En una época más bien remota, William Masters y Virginia Johnson inscribieron el orgasmo simultáneo de la pareja en las listas de lo políticamente correcto; ahora la tendencia es el clímax multitudinario, la sincronización planetaria de espasmos y contracciones y jadeos en el momento justo en que 200 millones de espectadores observan en la pantalla la penetración del balón en la red de una portería. Desde cierto punto de vista, se trata de una sublimación perversa, porque el portero derrotado sufre, y su dolor y su humillación infinitos alimentan el regocijo de los rugientes; pero si la representación no es sexual sino, digamos, bélica, entonces el futbol y sus goles son un invento fenomenal, porque cada gol nos evita sabe Dios cuántos disparos de mortero. Qué diera uno porque el presidente de Estados Unidos saciara sus instintos de niño bobo pateando durante 90 minutos una pelota con la cara de Bin Laden.

Como cualquier otro ejercicio escénico, el juego obliga a guardar el sentido común en un rincón del clóset. De otra manera no se entiende el empeño con el que 22 individuos se disputan una pelota, cuando es seguro que hay otras 21 a su disposición en la tienda de deportes más cercana. Qué reconfortante y fácil sería repartir pelotas de cuero para terminar con la carnicería de Colombia, por ejemplo, o para aplacar el furor energético de los países industrializados antes de que sus emanaciones de dióxido de carbono conviertan al mundo en una olla de caldo de pescado. Pero, para ser justos, la desactivación temporal de la lógica no sólo es un requisito obligado para los espectadores del balompié global, sino también para meterse al teatro, al cine, al templo, al mitin y hasta a una carpa de circo.

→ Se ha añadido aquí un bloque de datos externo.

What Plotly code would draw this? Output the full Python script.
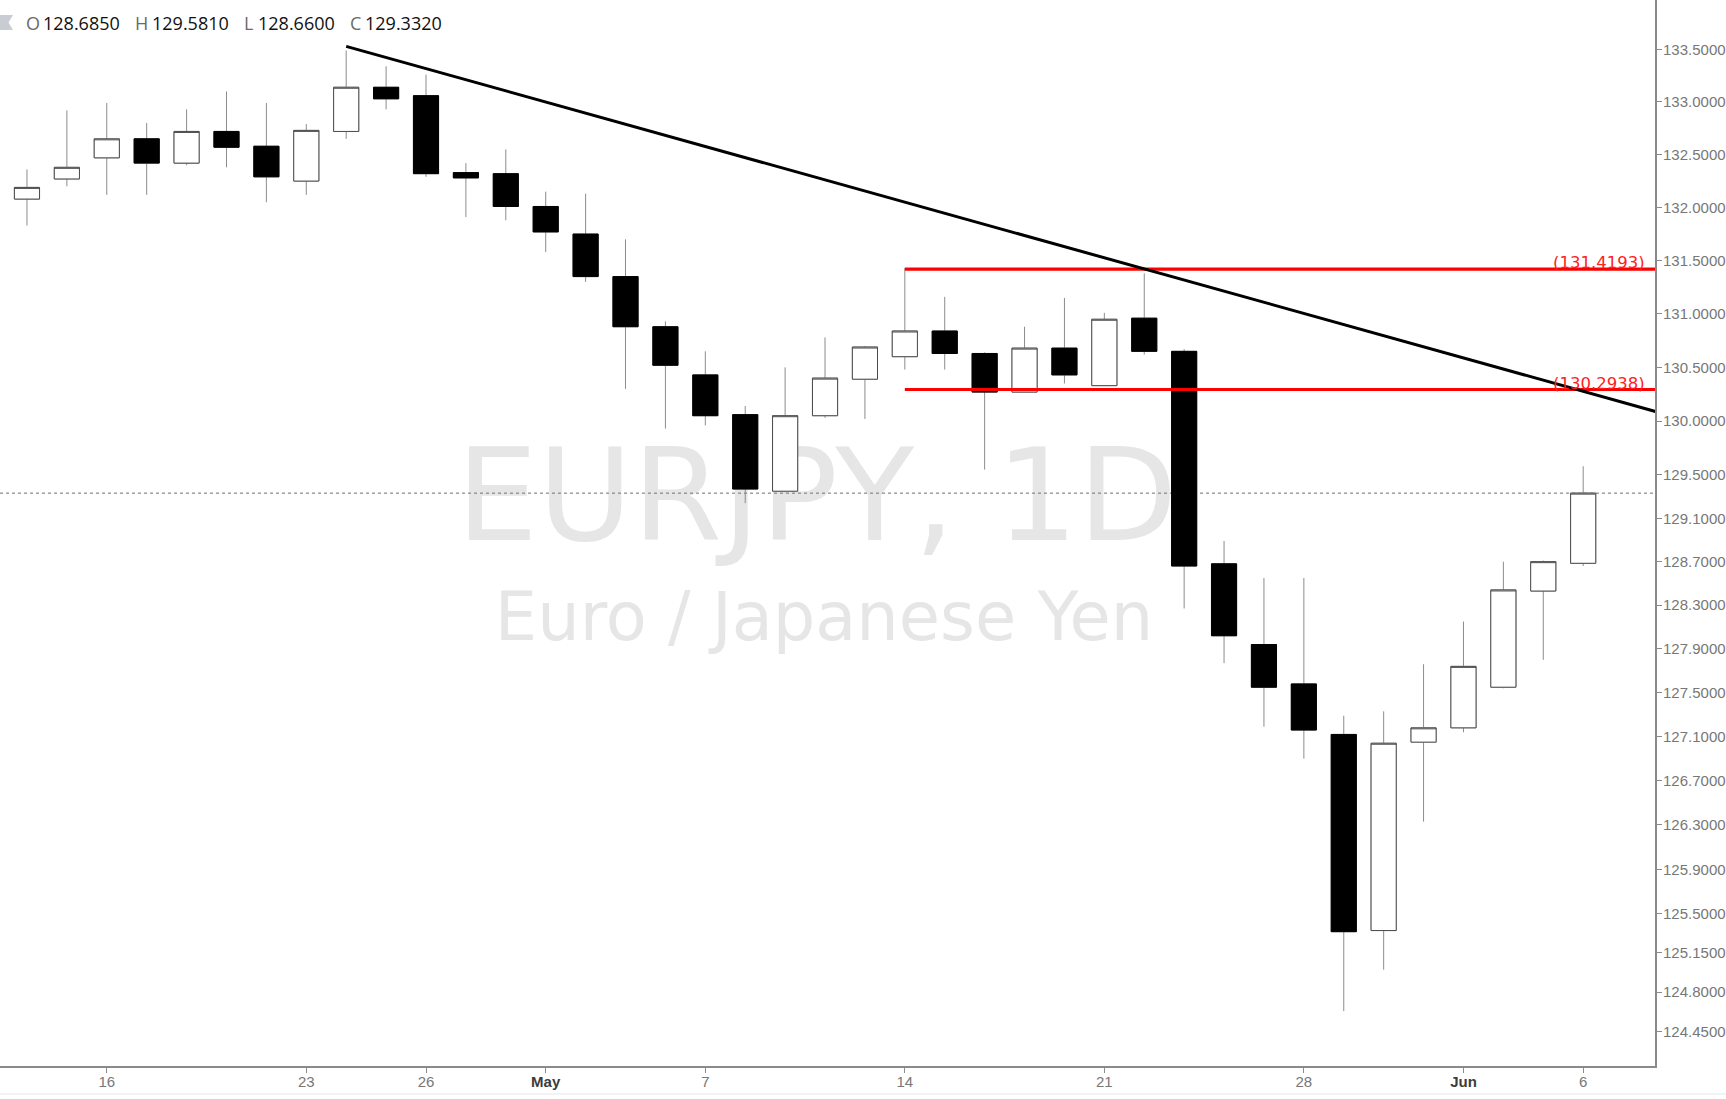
import math
import numpy as np
import pandas as pd
import plotly.graph_objects as go

# ---------------- data ----------------
dates = ["2018-04-12", "2018-04-13", "2018-04-16", "2018-04-17", "2018-04-18", "2018-04-19",
         "2018-04-20", "2018-04-23", "2018-04-24", "2018-04-25", "2018-04-26", "2018-04-27",
         "2018-04-30", "2018-05-01", "2018-05-02", "2018-05-03", "2018-05-04", "2018-05-07",
         "2018-05-08", "2018-05-09", "2018-05-10", "2018-05-11", "2018-05-14", "2018-05-15",
         "2018-05-16", "2018-05-17", "2018-05-18", "2018-05-21", "2018-05-22", "2018-05-23",
         "2018-05-24", "2018-05-25", "2018-05-28", "2018-05-29", "2018-05-30", "2018-05-31",
         "2018-06-01", "2018-06-04", "2018-06-05", "2018-06-06"]
opens = [132.08, 132.27, 132.47, 132.65, 132.42, 132.72, 132.58, 132.25, 132.72, 133.14,
         133.06, 132.33, 132.32, 132.01, 131.75, 131.35, 130.88, 130.43, 130.06, 129.35,
         130.05, 130.39, 130.60, 130.84, 130.63, 130.27, 130.68, 130.33, 130.96, 130.65,
         128.68, 127.94, 127.58, 127.12, 125.35, 127.05, 127.18, 127.55, 128.43, 128.685]
highs = [132.36, 132.92, 132.99, 132.80, 132.93, 133.10, 132.99, 132.79, 133.49, 133.34,
         133.26, 132.42, 132.55, 132.15, 132.13, 131.70, 130.93, 130.65, 130.14, 130.50,
         130.78, 130.70, 131.43, 131.16, 130.64, 130.88, 131.15, 131.01, 131.38, 130.67,
         128.89, 128.55, 128.55, 127.29, 127.33, 127.76, 128.15, 128.70, 128.71, 129.581]
lows = [131.83, 132.20, 132.12, 132.12, 132.40, 132.38, 132.05, 132.12, 132.65, 132.93,
        132.29, 131.91, 131.88, 131.58, 131.30, 130.30, 129.93, 129.96, 129.24, 129.34,
        130.03, 130.02, 130.48, 130.48, 129.55, 130.27, 130.35, 130.33, 130.62, 128.27,
        127.77, 127.19, 126.90, 124.63, 125.00, 126.33, 127.14, 127.54, 127.80, 128.66]
closes = [132.19, 132.38, 132.65, 132.42, 132.72, 132.57, 132.29, 132.73, 133.14, 133.03,
          132.32, 132.28, 132.01, 131.77, 131.35, 130.88, 130.52, 130.05, 129.37, 130.05,
          130.40, 130.69, 130.84, 130.63, 130.27, 130.68, 130.43, 130.95, 130.65, 128.66,
          128.02, 127.55, 127.16, 125.34, 127.04, 127.18, 127.74, 128.44, 128.70, 129.332]

ytick_vals = [133.5, 133.0, 132.5, 132.0, 131.5, 131.0, 130.5, 130.0, 129.5, 129.1, 128.7,
              128.3, 127.9, 127.5, 127.1, 126.7, 126.3, 125.9, 125.5, 125.15, 124.8, 124.45]
xtick_dates = ["2018-04-16", "2018-04-23", "2018-04-26", "2018-05-01", "2018-05-07",
               "2018-05-14", "2018-05-21", "2018-05-28", "2018-06-01", "2018-06-06"]
xtick_labels = ["16", "23", "26", "May", "7", "14", "21", "28", "Jun", "6"]
month_labels = ["May", "Jun"]

levels = [131.4193, 130.2938]
level_dates = ["2018-05-14", "2018-06-08"]
trend_dates = ["2018-04-24", "2018-06-08"]
trend_prices = [133.53, 130.07]

symbol = "EURJPY, 1D"
description = "Euro / Japanese Yen"

# ---------------- helpers ----------------
cal = pd.bdate_range("2018-04-12", "2018-06-15")
pos = {d.strftime("%Y-%m-%d"): i for i, d in enumerate(cal)}
xs = [pos[d] for d in dates]

W, H = 1726, 1099
ML, MR, MT, MB = 0, 71, 0, 33
PW, PH = W - ML - MR, H - MT - MB
x_range = [-0.676, 40.80]
y_range = [2.093919, 2.127018]


def px_x(p):
    return (p - ML) / PW


def px_y(p):
    return 1 - (p - MT) / PH


def price_to_paper(p):
    return (math.log10(p) - y_range[0]) / (y_range[1] - y_range[0])


body_hi = list(np.maximum(opens, closes))
body_lo = list(np.minimum(opens, closes))

fig = go.Figure()

# wicks
fig.add_trace(go.Candlestick(
    x=xs, open=opens, high=highs, low=lows, close=closes,
    increasing=dict(line=dict(color="#8c8c8c", width=1), fillcolor="white"),
    decreasing=dict(line=dict(color="#8c8c8c", width=1), fillcolor="black"),
    hoverinfo="skip"))
# bodies
fig.add_trace(go.Candlestick(
    x=xs, open=opens, high=body_hi, low=body_lo, close=closes,
    increasing=dict(line=dict(color="#4a4a4a", width=1), fillcolor="white"),
    decreasing=dict(line=dict(color="#000000", width=1), fillcolor="black"),
    hoverinfo="skip"))

# horizontal levels
for lv in levels:
    fig.add_trace(go.Scatter(
        x=[pos[level_dates[0]], pos[level_dates[1]]], y=[lv, lv],
        mode="lines", line=dict(color="#ff0000", width=3.2), hoverinfo="skip"))

# trend line
fig.add_trace(go.Scatter(
    x=[pos[d] for d in trend_dates], y=trend_prices,
    mode="lines", line=dict(color="#000000", width=3), hoverinfo="skip"))

annotations = []
for lv in levels:
    annotations.append(dict(
        xref="paper", yref="y", x=px_x(1647), y=math.log10(lv),
        xanchor="right", yanchor="bottom", yshift=-5, showarrow=False,
        text="(%.4f)" % lv,
        font=dict(family="DejaVu Sans", size=16.5, color="#ff2020")))

# OHLC header
ohlc = [("O", opens[-1]), ("H", highs[-1]), ("L", lows[-1]), ("C", closes[-1])]
letter_px = [24, 133, 242, 348]
num_px = [41, 149.5, 256, 363]
for (lab, val), lx, nx in zip(ohlc, letter_px, num_px):
    annotations.append(dict(
        xref="paper", yref="paper", x=px_x(lx), y=px_y(23), xanchor="left", yanchor="middle",
        showarrow=False, text=lab,
        font=dict(family="Open Sans", size=18, color="#6a6a6a")))
    annotations.append(dict(
        xref="paper", yref="paper", x=px_x(nx), y=px_y(23), xanchor="left", yanchor="middle",
        showarrow=False, text="%.4f" % val,
        font=dict(family="Open Sans", size=18, color="#111111")))

shapes = [
    # watermark (below the candles)
    dict(type="rect", xref="paper", yref="paper", layer="below",
         x0=px_x(817) - 0.3, x1=px_x(817) + 0.3, y0=px_y(486) - 0.06, y1=px_y(486) + 0.06,
         line=dict(width=0), fillcolor="rgba(0,0,0,0)",
         label=dict(text=symbol, textposition="middle center",
                    font=dict(family="DejaVu Sans", size=129, color="#e6e6e6"))),
    dict(type="rect", xref="paper", yref="paper", layer="below",
         x0=px_x(824) - 0.3, x1=px_x(824) + 0.3, y0=px_y(612) - 0.03, y1=px_y(612) + 0.03,
         line=dict(width=0), fillcolor="rgba(0,0,0,0)",
         label=dict(text=description, textposition="middle center",
                    font=dict(family="DejaVu Sans", size=67, color="#e6e6e6"))),
    # last price dotted line (below the candles)
    dict(type="line", xref="paper", yref="paper", layer="below", x0=0, x1=1,
         y0=price_to_paper(closes[-1]), y1=price_to_paper(closes[-1]),
         line=dict(color="#707070", width=1, dash="dot")),
    # legend icon
    dict(type="path", xref="paper", yref="paper",
         path="M %f %f L %f %f L %f %f L %f %f L %f %f Z" % (
             px_x(0), px_y(15), px_x(13), px_y(15), px_x(8.5), px_y(22.5),
             px_x(13), px_y(30), px_x(0), px_y(30)),
         fillcolor="#c9cdd3", line=dict(width=0)),
    # bottom separator
    dict(type="line", xref="paper", yref="paper", x0=px_x(0), x1=px_x(W), y0=px_y(1094),
         y1=px_y(1094), line=dict(color="#e3e6ec", width=1)),
]

xt_text = []
for t in xtick_labels:
    if t in month_labels:
        xt_text.append("<span style='color:#3c3c3c'><b>%s</b></span>" % t)
    else:
        xt_text.append(t)

fig.update_layout(
    width=W, height=H,
    margin=dict(l=ML, r=MR, t=MT, b=MB, pad=0, autoexpand=False),
    paper_bgcolor="white", plot_bgcolor="white",
    showlegend=False, boxgap=0.37, boxgroupgap=0,
    annotations=annotations, shapes=shapes,
    xaxis=dict(range=x_range, tickmode="array", tickvals=[pos[d] for d in xtick_dates],
               ticktext=xt_text, showgrid=False, zeroline=False, showline=True,
               linecolor="#8a8a8a", linewidth=2, ticks="outside", ticklen=5,
               tickcolor="#8a8a8a", tickwidth=1, ticklabelstandoff=-4,
               tickfont=dict(family="Liberation Sans", size=15, color="#777777"),
               rangeslider=dict(visible=False), fixedrange=True),
    yaxis=dict(type="log", range=y_range, side="right", tickmode="array",
               tickvals=ytick_vals, ticktext=["%.4f" % v for v in ytick_vals],
               showgrid=False, zeroline=False, showline=True, linecolor="#8a8a8a",
               linewidth=2, ticks="outside", ticklen=5, tickcolor="#8a8a8a", tickwidth=1,
               ticklabelstandoff=-2,
               tickfont=dict(family="Liberation Sans", size=15, color="#777777"),
               fixedrange=True),
)

fig.write_html("out.html", config={"displayModeBar": False},
               post_script="document.body.style.margin='0px';")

Así vistas las cosas, el Mundial puede ser una fiesta emocionante y llena de momentos conmovedores. El único problema es que, así como el sentido común es fácil de guardar en cualquier cajoncito --y difícil de encontrar, más tarde, cuando uno lo busca--, los cuerpos esféricos son la cosa más estorbosa y cuesta un demonial devolverlos a su sitio una vez que se les utiliza. Tal vez por eso Dios ideó las leyes de la gravitación y el universo en general: para ahorrarse el trabajo de alzar el tiradero de tanta pelota y dejarlas girando eternamente una alrededor de otra. Puede verse como una solución simple y elegante, sobre todo tratándose de objetos planetarios y estelares, los cuales, a diferencia de los balones de futbol, no se desinflan con facilidad una vez que has terminado de jugar con ellos.